### Your task
Write out each line of the listing as it stands, without the images.

### Data segment

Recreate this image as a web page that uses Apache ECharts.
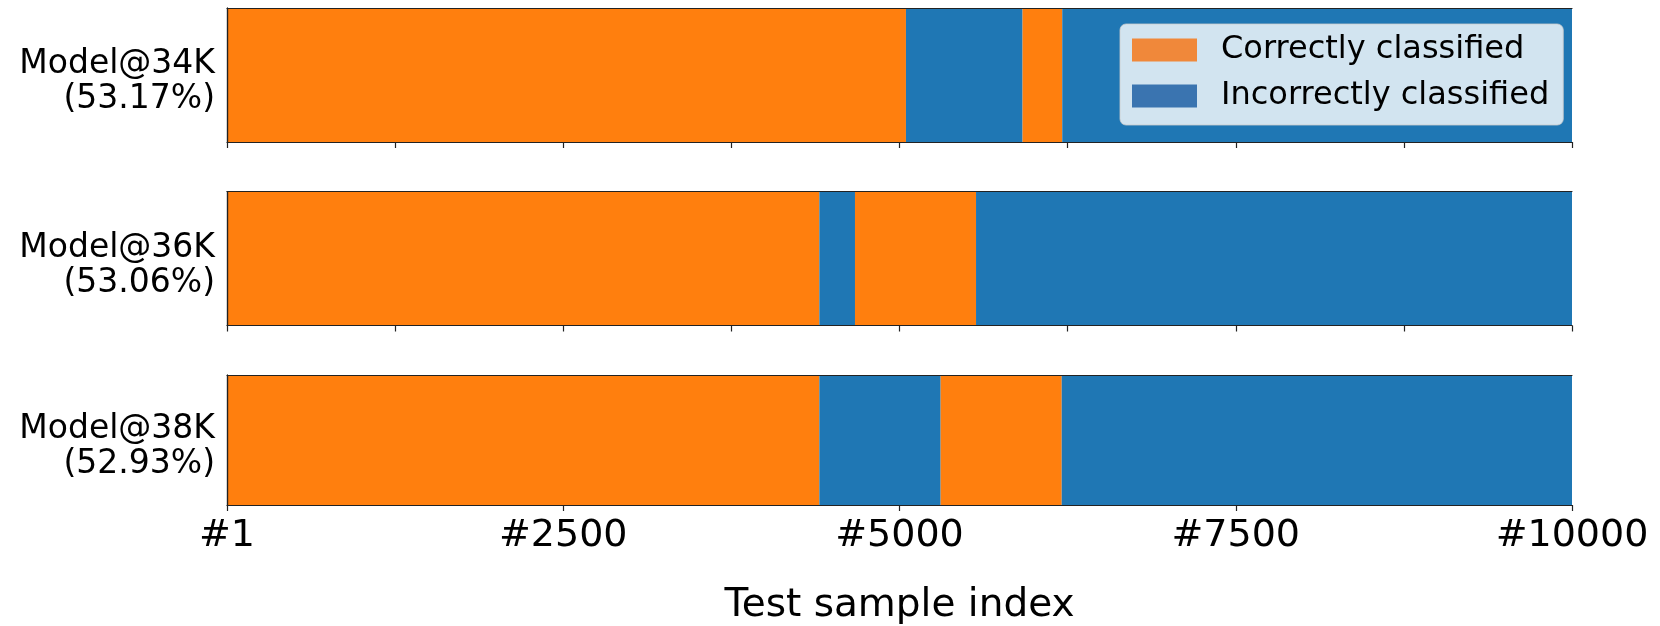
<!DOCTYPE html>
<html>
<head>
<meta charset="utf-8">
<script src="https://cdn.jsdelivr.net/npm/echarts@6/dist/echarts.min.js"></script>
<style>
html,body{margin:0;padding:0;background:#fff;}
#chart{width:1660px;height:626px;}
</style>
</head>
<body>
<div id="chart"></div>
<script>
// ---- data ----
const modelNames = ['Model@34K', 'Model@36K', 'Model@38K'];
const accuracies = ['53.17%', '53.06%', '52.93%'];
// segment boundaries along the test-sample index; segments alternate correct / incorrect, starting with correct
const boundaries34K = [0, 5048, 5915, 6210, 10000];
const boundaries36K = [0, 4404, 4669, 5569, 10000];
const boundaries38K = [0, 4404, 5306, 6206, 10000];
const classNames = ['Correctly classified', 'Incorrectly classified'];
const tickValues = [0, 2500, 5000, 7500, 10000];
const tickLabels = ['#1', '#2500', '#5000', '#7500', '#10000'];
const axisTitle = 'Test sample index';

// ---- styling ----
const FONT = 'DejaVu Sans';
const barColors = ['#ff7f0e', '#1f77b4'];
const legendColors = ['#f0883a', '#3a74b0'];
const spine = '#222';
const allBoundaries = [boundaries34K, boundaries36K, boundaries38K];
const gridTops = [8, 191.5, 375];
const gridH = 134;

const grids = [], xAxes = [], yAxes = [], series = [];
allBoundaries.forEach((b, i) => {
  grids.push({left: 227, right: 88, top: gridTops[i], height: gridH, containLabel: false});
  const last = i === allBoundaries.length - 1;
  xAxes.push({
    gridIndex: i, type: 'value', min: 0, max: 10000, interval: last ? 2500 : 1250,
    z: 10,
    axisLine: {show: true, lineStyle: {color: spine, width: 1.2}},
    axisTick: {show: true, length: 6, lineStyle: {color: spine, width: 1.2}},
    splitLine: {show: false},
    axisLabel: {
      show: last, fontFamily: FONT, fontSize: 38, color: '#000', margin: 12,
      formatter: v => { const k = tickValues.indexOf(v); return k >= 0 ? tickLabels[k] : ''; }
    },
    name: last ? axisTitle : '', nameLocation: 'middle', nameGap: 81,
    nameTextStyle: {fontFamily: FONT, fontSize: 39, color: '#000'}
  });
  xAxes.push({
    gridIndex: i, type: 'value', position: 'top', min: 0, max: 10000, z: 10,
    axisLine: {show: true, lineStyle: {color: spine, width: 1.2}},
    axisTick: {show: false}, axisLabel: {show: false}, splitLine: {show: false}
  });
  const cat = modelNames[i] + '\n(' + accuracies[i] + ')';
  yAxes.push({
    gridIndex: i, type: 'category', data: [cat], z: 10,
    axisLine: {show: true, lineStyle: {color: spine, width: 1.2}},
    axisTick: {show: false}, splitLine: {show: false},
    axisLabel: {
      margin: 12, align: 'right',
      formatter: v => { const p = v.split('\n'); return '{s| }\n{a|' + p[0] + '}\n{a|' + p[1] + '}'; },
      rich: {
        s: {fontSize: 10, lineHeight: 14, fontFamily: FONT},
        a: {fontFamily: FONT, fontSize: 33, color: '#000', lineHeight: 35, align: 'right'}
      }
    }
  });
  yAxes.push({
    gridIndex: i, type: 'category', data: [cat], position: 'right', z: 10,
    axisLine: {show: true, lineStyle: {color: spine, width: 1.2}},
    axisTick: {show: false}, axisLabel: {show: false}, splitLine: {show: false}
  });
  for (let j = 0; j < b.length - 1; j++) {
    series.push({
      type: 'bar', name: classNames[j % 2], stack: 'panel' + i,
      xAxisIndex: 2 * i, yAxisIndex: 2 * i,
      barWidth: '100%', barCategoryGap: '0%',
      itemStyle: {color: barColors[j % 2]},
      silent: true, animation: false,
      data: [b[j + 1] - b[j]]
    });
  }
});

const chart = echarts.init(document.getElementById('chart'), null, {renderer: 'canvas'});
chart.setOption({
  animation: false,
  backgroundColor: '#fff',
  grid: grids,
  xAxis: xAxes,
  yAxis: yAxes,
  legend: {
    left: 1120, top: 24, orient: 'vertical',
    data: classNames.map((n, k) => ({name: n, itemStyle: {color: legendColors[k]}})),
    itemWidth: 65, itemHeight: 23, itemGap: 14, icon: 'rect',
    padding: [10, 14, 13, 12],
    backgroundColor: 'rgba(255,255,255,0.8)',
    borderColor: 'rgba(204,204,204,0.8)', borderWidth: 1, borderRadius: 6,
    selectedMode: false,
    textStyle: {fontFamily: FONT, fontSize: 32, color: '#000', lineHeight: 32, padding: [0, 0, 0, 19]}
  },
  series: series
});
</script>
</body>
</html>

### Result for this exercise
Recreate this image as a web page that uses Apache ECharts.
<!DOCTYPE html>
<html>
<head>
<meta charset="utf-8">
<script src="https://cdn.jsdelivr.net/npm/echarts@6/dist/echarts.min.js"></script>
<style>
html,body{margin:0;padding:0;background:#fff;}
#chart{width:1660px;height:626px;}
</style>
</head>
<body>
<div id="chart"></div>
<script>
// ---- data ----
const modelNames = ['Model@34K', 'Model@36K', 'Model@38K'];
const accuracies = ['53.17%', '53.06%', '52.93%'];
// segment boundaries along the test-sample index; segments alternate correct / incorrect, starting with correct
const boundaries34K = [0, 5048, 5915, 6210, 10000];
const boundaries36K = [0, 4404, 4669, 5569, 10000];
const boundaries38K = [0, 4404, 5306, 6206, 10000];
const classNames = ['Correctly classified', 'Incorrectly classified'];
const tickValues = [0, 2500, 5000, 7500, 10000];
const tickLabels = ['#1', '#2500', '#5000', '#7500', '#10000'];
const axisTitle = 'Test sample index';

// ---- styling ----
const FONT = 'DejaVu Sans';
const barColors = ['#ff7f0e', '#1f77b4'];
const legendColors = ['#f0883a', '#3a74b0'];
const spine = '#222';
const allBoundaries = [boundaries34K, boundaries36K, boundaries38K];
const gridTops = [8, 191.5, 375];
const gridH = 134;

const grids = [], xAxes = [], yAxes = [], series = [];
allBoundaries.forEach((b, i) => {
  grids.push({left: 227, right: 88, top: gridTops[i], height: gridH, containLabel: false});
  const last = i === allBoundaries.length - 1;
  xAxes.push({
    gridIndex: i, type: 'value', min: 0, max: 10000, interval: last ? 2500 : 1250,
    z: 10,
    axisLine: {show: true, lineStyle: {color: spine, width: 1.2}},
    axisTick: {show: true, length: 6, lineStyle: {color: spine, width: 1.2}},
    splitLine: {show: false},
    axisLabel: {
      show: last, fontFamily: FONT, fontSize: 38, color: '#000', margin: 12,
      formatter: v => { const k = tickValues.indexOf(v); return k >= 0 ? tickLabels[k] : ''; }
    },
    name: last ? axisTitle : '', nameLocation: 'middle', nameGap: 81,
    nameTextStyle: {fontFamily: FONT, fontSize: 39, color: '#000'}
  });
  xAxes.push({
    gridIndex: i, type: 'value', position: 'top', min: 0, max: 10000, z: 10,
    axisLine: {show: true, lineStyle: {color: spine, width: 1.2}},
    axisTick: {show: false}, axisLabel: {show: false}, splitLine: {show: false}
  });
  const cat = modelNames[i] + '\n(' + accuracies[i] + ')';
  yAxes.push({
    gridIndex: i, type: 'category', data: [cat], z: 10,
    axisLine: {show: true, lineStyle: {color: spine, width: 1.2}},
    axisTick: {show: false}, splitLine: {show: false},
    axisLabel: {
      margin: 12, align: 'right',
      formatter: v => { const p = v.split('\n'); return '{s| }\n{a|' + p[0] + '}\n{a|' + p[1] + '}'; },
      rich: {
        s: {fontSize: 10, lineHeight: 14, fontFamily: FONT},
        a: {fontFamily: FONT, fontSize: 33, color: '#000', lineHeight: 35, align: 'right'}
      }
    }
  });
  yAxes.push({
    gridIndex: i, type: 'category', data: [cat], position: 'right', z: 10,
    axisLine: {show: true, lineStyle: {color: spine, width: 1.2}},
    axisTick: {show: false}, axisLabel: {show: false}, splitLine: {show: false}
  });
  for (let j = 0; j < b.length - 1; j++) {
    series.push({
      type: 'bar', name: classNames[j % 2], stack: 'panel' + i,
      xAxisIndex: 2 * i, yAxisIndex: 2 * i,
      barWidth: '100%', barCategoryGap: '0%',
      itemStyle: {color: barColors[j % 2]},
      silent: true, animation: false,
      data: [b[j + 1] - b[j]]
    });
  }
});

const chart = echarts.init(document.getElementById('chart'), null, {renderer: 'canvas'});
chart.setOption({
  animation: false,
  backgroundColor: '#fff',
  grid: grids,
  xAxis: xAxes,
  yAxis: yAxes,
  legend: {
    left: 1120, top: 24, orient: 'vertical',
    data: classNames.map((n, k) => ({name: n, itemStyle: {color: legendColors[k]}})),
    itemWidth: 65, itemHeight: 23, itemGap: 14, icon: 'rect',
    padding: [10, 14, 13, 12],
    backgroundColor: 'rgba(255,255,255,0.8)',
    borderColor: 'rgba(204,204,204,0.8)', borderWidth: 1, borderRadius: 6,
    selectedMode: false,
    textStyle: {fontFamily: FONT, fontSize: 32, color: '#000', lineHeight: 32, padding: [0, 0, 0, 19]}
  },
  series: series
});
</script>
</body>
</html>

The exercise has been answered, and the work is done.